As for the nerfing I think the drop of elite status did not make that much of difference since he was the only one left at the end. It would only make the fight last, but at that point we where all standing.
The change in tactic made the biggest difference:
1- Delaying for 1 round the area attack gave the cleric the time to benefit from is healing zone
2- Not moving through me with the unmarked spined devil allowed me to take the heat instead of my remaining bloodied comrades. I was out of multiple attack power an could only mark one target.
Oh and Rain of steel with a D12 weapon is some sweet damage over time. 😉
Tommi says
Corollary: Always assume that players will defeat, be defeated by and totally circumvent or ignore any given encounter.
Wimwick says
Sounds like a great game. You’re right though, never tell your players you cheated in their favour. As a player I’d rather have my PC die, than know the DM tweaked some numbers.
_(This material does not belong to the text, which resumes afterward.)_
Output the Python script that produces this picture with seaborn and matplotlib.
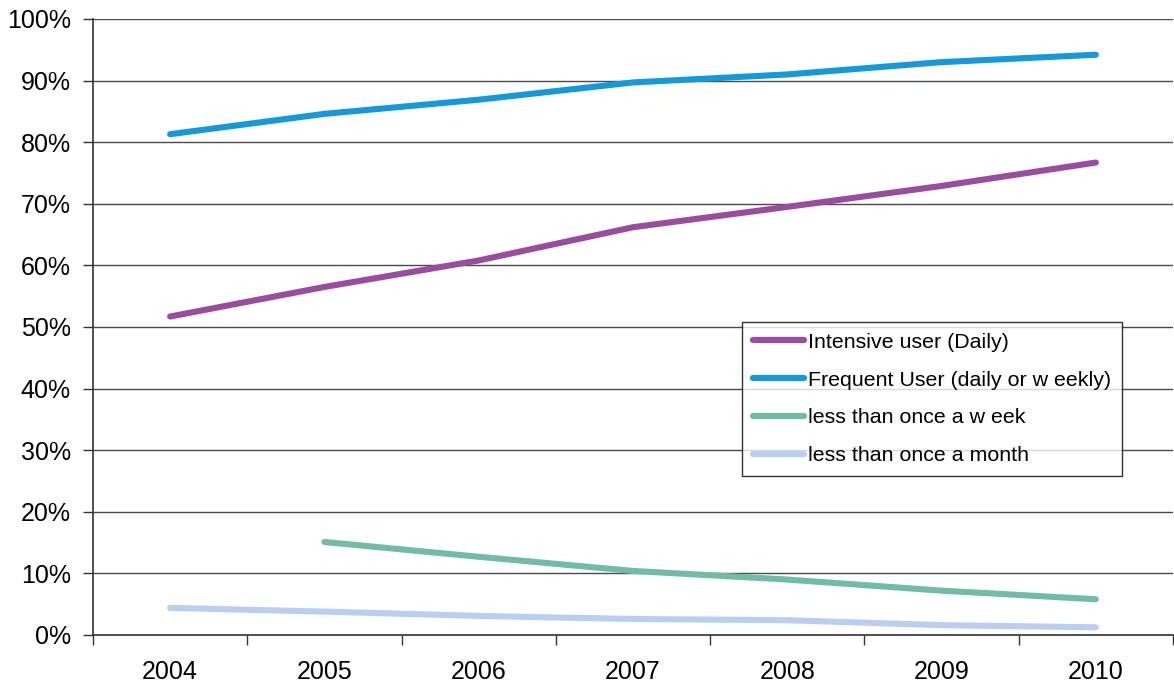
import numpy as np
import pandas as pd
import matplotlib
matplotlib.use("Agg")
import matplotlib.pyplot as plt
import seaborn as sns

years = [2004, 2005, 2006, 2007, 2008, 2009, 2010]
intensive = [51.7, 56.5, 60.8, 66.2, 69.5, 72.9, 76.7]
frequent = [81.3, 84.6, 86.9, 89.7, 91.0, 93.0, 94.2]
less_week = [np.nan, 15.1, 12.7, 10.4, 9.0, 7.2, 5.8]
less_month = [4.4, 3.8, 3.1, 2.6, 2.4, 1.6, 1.25]

series_names = [
    "Intensive user (Daily)",
    "Frequent User (daily or w eekly)",
    "less than once a w eek",
    "less than once a month",
]
series_values = [intensive, frequent, less_week, less_month]
colors = ["#9A4C9E", "#1699D9", "#72BBA6", "#BACEF1"]

frames = []
for name, vals in zip(series_names, series_values):
    frames.append(pd.DataFrame({"year": years, "share": vals, "series": name}))
df = pd.concat(frames, ignore_index=True).dropna()

sns.set_theme(style="white")
plt.rcParams["font.family"] = ["Liberation Sans", "DejaVu Sans"]
plt.rcParams["text.color"] = "black"

fig = plt.figure(figsize=(11.74, 6.89), dpi=100)
ax = fig.add_axes([93 / 1174, 54 / 689, 1080 / 1174, 616 / 689])

sns.lineplot(
    data=df, x="year", y="share", hue="series", hue_order=series_names,
    palette=colors, linewidth=4.4, ax=ax, sort=False,
    solid_capstyle="round",
)

ax.set_xlim(2003.5, 2010.5)
ax.set_ylim(0, 100)
ax.set_xlabel("")
ax.set_ylabel("")

ax.set_yticks(np.arange(0, 101, 10))
ax.set_yticklabels([f"{v}%" for v in range(0, 101, 10)], fontsize=18)
ax.set_xticks(years)
ax.set_xticklabels([str(y) for y in years], fontsize=18)
ax.set_xticks(np.arange(2003.5, 2011, 1), minor=True)
ax.tick_params(axis="x", which="major", length=0, pad=18, labelcolor="black")
ax.tick_params(axis="x", which="minor", length=7, width=1, color="#333333",
               direction="out", bottom=True)
ax.tick_params(axis="y", which="major", length=7, width=1, color="#333333",
               direction="out", left=True, pad=9, labelcolor="black")

ax.yaxis.grid(True, color="#4a4a4a", linewidth=1)
ax.xaxis.grid(False)
ax.set_axisbelow(True)

for side in ["top", "right"]:
    ax.spines[side].set_visible(False)
for side in ["left", "bottom"]:
    ax.spines[side].set_color("#333333")
    ax.spines[side].set_linewidth(1.2)

leg = ax.legend(
    loc="upper left", bbox_to_anchor=(649 / 1080, (635 - 322) / 616),
    frameon=True, fancybox=False, edgecolor="black", fontsize=15.4,
    handlelength=2.4, handletextpad=0.2, borderpad=0.5, labelspacing=0.88,
    borderaxespad=0,
)
leg.get_frame().set_linewidth(1.0)
for text in leg.get_texts():
    text.set_color("black")
for line in leg.get_lines():
    line.set_linewidth(4.5)
    line.set_solid_capstyle("round")

fig.savefig("out.png", dpi=100)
Wimwicks last blog post..Campaign Design: Next Steps
PhysicsLB says
@Chatty
Actually, I’m running a game of my own creation, the first dungeon is very similar to kobold hall. However, since i don’t quite have a firm grasp of all the mechanics i think continuing on to something like Fallcrest may be a better choice for me, less work, and more mechanics practice.
ChattyDM says
@ Tommi: Good corollary. I must say that I had completely failed to prep that week. I read the encounter areas and let it at that. That will teach me to play on a tired week.
@Wimick: Yup, that’s a lesson I systematically failed to learn… for more than 26 years!